● **WHAT YOU ARE ASKED TO DO**: Drop the pictures, then extract the listing word for word.

# START OF DATASET CONTENT

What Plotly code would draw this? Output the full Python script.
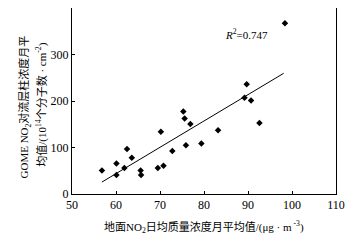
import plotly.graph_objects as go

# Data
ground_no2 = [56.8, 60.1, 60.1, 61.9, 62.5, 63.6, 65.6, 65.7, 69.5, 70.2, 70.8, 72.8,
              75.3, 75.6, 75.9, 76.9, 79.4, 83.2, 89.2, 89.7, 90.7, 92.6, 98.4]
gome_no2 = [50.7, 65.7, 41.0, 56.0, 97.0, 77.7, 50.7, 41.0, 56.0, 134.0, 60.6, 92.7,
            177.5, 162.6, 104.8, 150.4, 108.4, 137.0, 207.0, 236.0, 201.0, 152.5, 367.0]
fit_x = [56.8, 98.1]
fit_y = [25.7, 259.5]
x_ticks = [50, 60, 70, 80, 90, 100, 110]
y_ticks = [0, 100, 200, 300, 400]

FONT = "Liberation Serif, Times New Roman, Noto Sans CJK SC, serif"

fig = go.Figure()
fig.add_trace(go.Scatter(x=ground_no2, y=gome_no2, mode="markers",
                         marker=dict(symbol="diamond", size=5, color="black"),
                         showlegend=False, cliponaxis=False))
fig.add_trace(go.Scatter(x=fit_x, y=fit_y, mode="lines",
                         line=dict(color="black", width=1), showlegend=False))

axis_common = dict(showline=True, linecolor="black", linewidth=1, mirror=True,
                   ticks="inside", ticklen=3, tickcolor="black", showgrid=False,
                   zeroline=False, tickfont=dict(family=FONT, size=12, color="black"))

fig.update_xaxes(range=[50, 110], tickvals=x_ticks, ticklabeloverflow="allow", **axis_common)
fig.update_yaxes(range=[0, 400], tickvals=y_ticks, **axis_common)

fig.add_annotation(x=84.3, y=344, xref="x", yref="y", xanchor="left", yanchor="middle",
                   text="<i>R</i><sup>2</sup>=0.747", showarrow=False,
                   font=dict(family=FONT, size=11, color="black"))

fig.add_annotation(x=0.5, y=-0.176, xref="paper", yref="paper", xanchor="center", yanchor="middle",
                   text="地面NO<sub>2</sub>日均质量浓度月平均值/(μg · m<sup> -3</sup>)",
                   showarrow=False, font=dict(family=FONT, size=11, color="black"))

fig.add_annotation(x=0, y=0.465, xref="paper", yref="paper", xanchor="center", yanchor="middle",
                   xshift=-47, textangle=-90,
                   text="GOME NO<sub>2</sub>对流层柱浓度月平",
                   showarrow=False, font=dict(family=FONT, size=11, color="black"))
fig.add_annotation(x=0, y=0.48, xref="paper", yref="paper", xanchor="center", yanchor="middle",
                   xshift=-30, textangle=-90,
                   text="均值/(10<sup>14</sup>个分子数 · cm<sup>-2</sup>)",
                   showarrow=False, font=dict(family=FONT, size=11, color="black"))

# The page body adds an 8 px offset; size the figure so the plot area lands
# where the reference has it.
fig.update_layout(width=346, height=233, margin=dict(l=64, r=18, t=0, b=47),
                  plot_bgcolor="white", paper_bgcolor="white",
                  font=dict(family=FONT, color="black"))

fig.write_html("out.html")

# END OF DATASET CONTENT

● **COMPLETE OUTPUT**:
What Plotly code would draw this? Output the full Python script.
import plotly.graph_objects as go

# Data
ground_no2 = [56.8, 60.1, 60.1, 61.9, 62.5, 63.6, 65.6, 65.7, 69.5, 70.2, 70.8, 72.8,
              75.3, 75.6, 75.9, 76.9, 79.4, 83.2, 89.2, 89.7, 90.7, 92.6, 98.4]
gome_no2 = [50.7, 65.7, 41.0, 56.0, 97.0, 77.7, 50.7, 41.0, 56.0, 134.0, 60.6, 92.7,
            177.5, 162.6, 104.8, 150.4, 108.4, 137.0, 207.0, 236.0, 201.0, 152.5, 367.0]
fit_x = [56.8, 98.1]
fit_y = [25.7, 259.5]
x_ticks = [50, 60, 70, 80, 90, 100, 110]
y_ticks = [0, 100, 200, 300, 400]

FONT = "Liberation Serif, Times New Roman, Noto Sans CJK SC, serif"

fig = go.Figure()
fig.add_trace(go.Scatter(x=ground_no2, y=gome_no2, mode="markers",
                         marker=dict(symbol="diamond", size=5, color="black"),
                         showlegend=False, cliponaxis=False))
fig.add_trace(go.Scatter(x=fit_x, y=fit_y, mode="lines",
                         line=dict(color="black", width=1), showlegend=False))

axis_common = dict(showline=True, linecolor="black", linewidth=1, mirror=True,
                   ticks="inside", ticklen=3, tickcolor="black", showgrid=False,
                   zeroline=False, tickfont=dict(family=FONT, size=12, color="black"))

fig.update_xaxes(range=[50, 110], tickvals=x_ticks, ticklabeloverflow="allow", **axis_common)
fig.update_yaxes(range=[0, 400], tickvals=y_ticks, **axis_common)

fig.add_annotation(x=84.3, y=344, xref="x", yref="y", xanchor="left", yanchor="middle",
                   text="<i>R</i><sup>2</sup>=0.747", showarrow=False,
                   font=dict(family=FONT, size=11, color="black"))

fig.add_annotation(x=0.5, y=-0.176, xref="paper", yref="paper", xanchor="center", yanchor="middle",
                   text="地面NO<sub>2</sub>日均质量浓度月平均值/(μg · m<sup> -3</sup>)",
                   showarrow=False, font=dict(family=FONT, size=11, color="black"))

fig.add_annotation(x=0, y=0.465, xref="paper", yref="paper", xanchor="center", yanchor="middle",
                   xshift=-47, textangle=-90,
                   text="GOME NO<sub>2</sub>对流层柱浓度月平",
                   showarrow=False, font=dict(family=FONT, size=11, color="black"))
fig.add_annotation(x=0, y=0.48, xref="paper", yref="paper", xanchor="center", yanchor="middle",
                   xshift=-30, textangle=-90,
                   text="均值/(10<sup>14</sup>个分子数 · cm<sup>-2</sup>)",
                   showarrow=False, font=dict(family=FONT, size=11, color="black"))

# The page body adds an 8 px offset; size the figure so the plot area lands
# where the reference has it.
fig.update_layout(width=346, height=233, margin=dict(l=64, r=18, t=0, b=47),
                  plot_bgcolor="white", paper_bgcolor="white",
                  font=dict(family=FONT, color="black"))

fig.write_html("out.html")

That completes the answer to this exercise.